Another Lunar Lander Just Hit The Moon Too Hard

schmitt trigger

Joined Jul 12, 2010
2,027
These landing failures, provides an additional awe and appreciation for the 1960’s Soviet Luna 9 and American Surveyor 1, which succeeded with an infinitely inferior technology.
 

crutschow

Joined Mar 14, 2008
38,314
These landing failures, provides an additional awe and appreciation for the 1960’s Soviet Luna 9 and American Surveyor 1, which succeeded with an infinitely inferior technology.
There's something to be said for the reliability of simplicity.

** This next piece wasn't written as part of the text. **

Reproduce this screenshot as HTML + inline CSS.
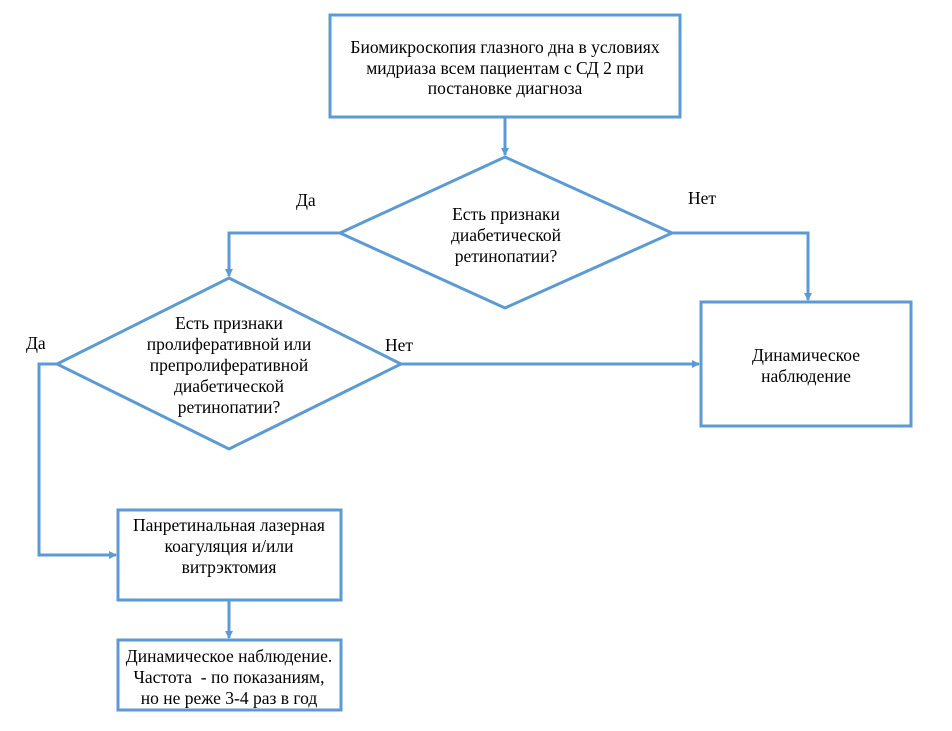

We sent a man to the Moon with 4kB of RAM and 72kB of ROM ,16-Bits each, with a cycle type of 11.72µs, likely much less processing power than a microwave oven has now.
 

Thread Starter

nsaspook

Joined Aug 27, 2009
16,249
These landing failures, provides an additional awe and appreciation for the 1960’s Soviet Luna 9 and American Surveyor 1, which succeeded with an infinitely inferior technology.
To me, it likely shows how fragile software/hardware is under stress when likely designed and written by modern application standards by people that likely specialize in designing and writing systems to specification. There is a lot of likely there but when it happens so many times (Boeing Max, etc... ) you begin to lose count, IMO, it's not a coincidence that failure happened due to critical sensor failures, at critical times, with responses to the failure that were IMO stupid physically using the science of energy, mass and space but seemed valid or at least plausible in the software. The people back them knew it was inferior technology compared with the science (that hasn't changed since the 1960's) and built things with the knowledge that 'stuff' happens. IMO the issues begin early with the design specification (trying to do something on the cheap that can't be done on the cheap) for these types of system with lots of words for what they want, but a lack of attention to detail of what can go wrong, at the worst possible time.

Yes, awe and appreciation for what they could do with a lot less.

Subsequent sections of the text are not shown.